__YOUR INSTRUCTIONS__
Set down each line of the data below exactly as it stands, dropping the pictures.
══ SOURCE MATERIAL
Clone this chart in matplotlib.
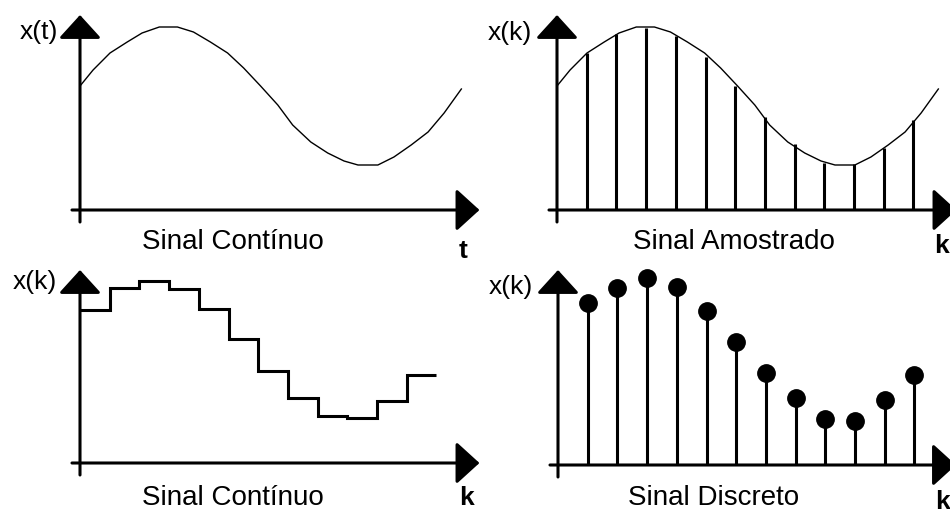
import numpy as np
import matplotlib.pyplot as plt

plt.rcParams['font.family'] = ['Liberation Sans', 'DejaVu Sans']

# continuous signal (k units / amplitude units)
curve_k = [0.0, 0.44, 1.01, 1.59, 2.09, 2.67, 3.28, 3.82, 4.39, 4.97, 5.51, 6.08,
           6.66, 7.16, 7.77, 8.34, 8.89, 9.36, 10.03, 10.57, 11.15, 11.72, 12.26, 12.84]
curve_x = [6.2, 7.0, 7.85, 8.4, 8.85, 9.15, 9.15, 8.9, 8.4, 7.85, 7.1, 6.2,
           5.25, 4.25, 3.4, 2.85, 2.45, 2.25, 2.25, 2.65, 3.25, 3.9, 4.85, 6.05]

# sampled signal (stems on the curve)
sample_k = np.arange(1, 13)
sample_x = [7.85, 8.8, 9.1, 8.7, 7.65, 6.2, 4.65, 3.3, 2.35, 2.3, 3.1, 4.5]

# zero-order hold
hold_edges = np.arange(0, 13)
hold_x = [7.65, 8.75, 9.1, 8.7, 7.7, 6.2, 4.6, 3.25, 2.35, 2.25, 3.1, 4.4]

# discrete signal
disc_k = np.arange(1, 13)
disc_x = [8.1, 8.85, 9.35, 8.9, 7.7, 6.15, 4.6, 3.35, 2.3, 2.2, 3.25, 4.5]

titles = ['Sinal Contínuo', 'Sinal Amostrado', 'Sinal Contínuo', 'Sinal Discreto']
ylabels = ['x(t)', 'x(k)', 'x(k)', 'x(k)']
xlabels = ['t', 'k', 'k', 'k']

W, H = 950, 513
PX_K = 29.7   # pixels per sample step
PX_V = 20.0   # pixels per amplitude unit
origins = [(80, 210), (557, 210), (80, 463), (558, 465)]
x_tips = [13.45, 13.45, 13.45, 13.4]
y_tips = [9.75, 9.75, 9.65, 9.75]
title_pos = [(5.15, -1.6), (5.96, -1.6), (5.15, -1.75), (5.25, -1.65)]
xlab_pos = [(12.9, -2.05), (12.96, -1.8), (13.0, -1.75), (12.93, -1.85)]
ylab_pos = [(-0.74, 8.9), (-0.84, 8.85), (-0.77, 9.05), (-0.84, 8.9)]

fig = plt.figure(figsize=(W / 100, H / 100), dpi=100)
fig.patch.set_facecolor('white')

axes = []
for ox, oy in origins:
    left, right, top, bottom = ox - 80, ox + 400, oy - 205, oy + 48
    ax = fig.add_axes([left / W, 1 - bottom / H, (right - left) / W, (bottom - top) / H])
    ax.set_xlim(-80 / PX_K, 400 / PX_K)
    ax.set_ylim(-48 / PX_V, 205 / PX_V)
    ax.axis('off')
    axes.append(ax)

arrow = dict(arrowstyle='-|>,head_length=14.5,head_width=13.2', lw=2.2, color='black',
             shrinkA=0, shrinkB=0, mutation_scale=1)

for i, ax in enumerate(axes):
    ax.annotate('', xy=(x_tips[i], 0), xytext=(-0.27, 0), arrowprops=arrow)
    ax.annotate('', xy=(0, y_tips[i]), xytext=(0, -0.6), arrowprops=arrow)
    ax.text(*title_pos[i], titles[i], ha='center', va='center', fontsize=20)
    ax.text(*xlab_pos[i], xlabels[i], ha='center', va='center', fontsize=19, fontweight='bold')
    ax.text(*ylab_pos[i], ylabels[i], ha='right', va='center', fontsize=19)

# 1. continuous
axes[0].plot(curve_k, curve_x, color='black', lw=1.0)

# 2. sampled
axes[1].plot(curve_k, curve_x, color='black', lw=1.0)
ml, sl, bl = axes[1].stem(sample_k, sample_x, linefmt='k-', markerfmt=' ', basefmt=' ')
sl.set_linewidth(2.2)

# 3. zero-order hold
axes[2].stairs(hold_x, hold_edges, baseline=None, color='black', lw=2.2)

# 4. discrete
ml, sl, bl = axes[3].stem(disc_k, disc_x, linefmt='k-', markerfmt='ko', basefmt=' ')
sl.set_linewidth(2.2)
ml.set_markersize(12.5)

fig.savefig('out.png', dpi=100, facecolor='white')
════
__ANSWER FOR THE TASK__
Clone this chart in matplotlib.
import numpy as np
import matplotlib.pyplot as plt

plt.rcParams['font.family'] = ['Liberation Sans', 'DejaVu Sans']

# continuous signal (k units / amplitude units)
curve_k = [0.0, 0.44, 1.01, 1.59, 2.09, 2.67, 3.28, 3.82, 4.39, 4.97, 5.51, 6.08,
           6.66, 7.16, 7.77, 8.34, 8.89, 9.36, 10.03, 10.57, 11.15, 11.72, 12.26, 12.84]
curve_x = [6.2, 7.0, 7.85, 8.4, 8.85, 9.15, 9.15, 8.9, 8.4, 7.85, 7.1, 6.2,
           5.25, 4.25, 3.4, 2.85, 2.45, 2.25, 2.25, 2.65, 3.25, 3.9, 4.85, 6.05]

# sampled signal (stems on the curve)
sample_k = np.arange(1, 13)
sample_x = [7.85, 8.8, 9.1, 8.7, 7.65, 6.2, 4.65, 3.3, 2.35, 2.3, 3.1, 4.5]

# zero-order hold
hold_edges = np.arange(0, 13)
hold_x = [7.65, 8.75, 9.1, 8.7, 7.7, 6.2, 4.6, 3.25, 2.35, 2.25, 3.1, 4.4]

# discrete signal
disc_k = np.arange(1, 13)
disc_x = [8.1, 8.85, 9.35, 8.9, 7.7, 6.15, 4.6, 3.35, 2.3, 2.2, 3.25, 4.5]

titles = ['Sinal Contínuo', 'Sinal Amostrado', 'Sinal Contínuo', 'Sinal Discreto']
ylabels = ['x(t)', 'x(k)', 'x(k)', 'x(k)']
xlabels = ['t', 'k', 'k', 'k']

W, H = 950, 513
PX_K = 29.7   # pixels per sample step
PX_V = 20.0   # pixels per amplitude unit
origins = [(80, 210), (557, 210), (80, 463), (558, 465)]
x_tips = [13.45, 13.45, 13.45, 13.4]
y_tips = [9.75, 9.75, 9.65, 9.75]
title_pos = [(5.15, -1.6), (5.96, -1.6), (5.15, -1.75), (5.25, -1.65)]
xlab_pos = [(12.9, -2.05), (12.96, -1.8), (13.0, -1.75), (12.93, -1.85)]
ylab_pos = [(-0.74, 8.9), (-0.84, 8.85), (-0.77, 9.05), (-0.84, 8.9)]

fig = plt.figure(figsize=(W / 100, H / 100), dpi=100)
fig.patch.set_facecolor('white')

axes = []
for ox, oy in origins:
    left, right, top, bottom = ox - 80, ox + 400, oy - 205, oy + 48
    ax = fig.add_axes([left / W, 1 - bottom / H, (right - left) / W, (bottom - top) / H])
    ax.set_xlim(-80 / PX_K, 400 / PX_K)
    ax.set_ylim(-48 / PX_V, 205 / PX_V)
    ax.axis('off')
    axes.append(ax)

arrow = dict(arrowstyle='-|>,head_length=14.5,head_width=13.2', lw=2.2, color='black',
             shrinkA=0, shrinkB=0, mutation_scale=1)

for i, ax in enumerate(axes):
    ax.annotate('', xy=(x_tips[i], 0), xytext=(-0.27, 0), arrowprops=arrow)
    ax.annotate('', xy=(0, y_tips[i]), xytext=(0, -0.6), arrowprops=arrow)
    ax.text(*title_pos[i], titles[i], ha='center', va='center', fontsize=20)
    ax.text(*xlab_pos[i], xlabels[i], ha='center', va='center', fontsize=19, fontweight='bold')
    ax.text(*ylab_pos[i], ylabels[i], ha='right', va='center', fontsize=19)

# 1. continuous
axes[0].plot(curve_k, curve_x, color='black', lw=1.0)

# 2. sampled
axes[1].plot(curve_k, curve_x, color='black', lw=1.0)
ml, sl, bl = axes[1].stem(sample_k, sample_x, linefmt='k-', markerfmt=' ', basefmt=' ')
sl.set_linewidth(2.2)

# 3. zero-order hold
axes[2].stairs(hold_x, hold_edges, baseline=None, color='black', lw=2.2)

# 4. discrete
ml, sl, bl = axes[3].stem(disc_k, disc_x, linefmt='k-', markerfmt='ko', basefmt=' ')
sl.set_linewidth(2.2)
ml.set_markersize(12.5)

fig.savefig('out.png', dpi=100, facecolor='white')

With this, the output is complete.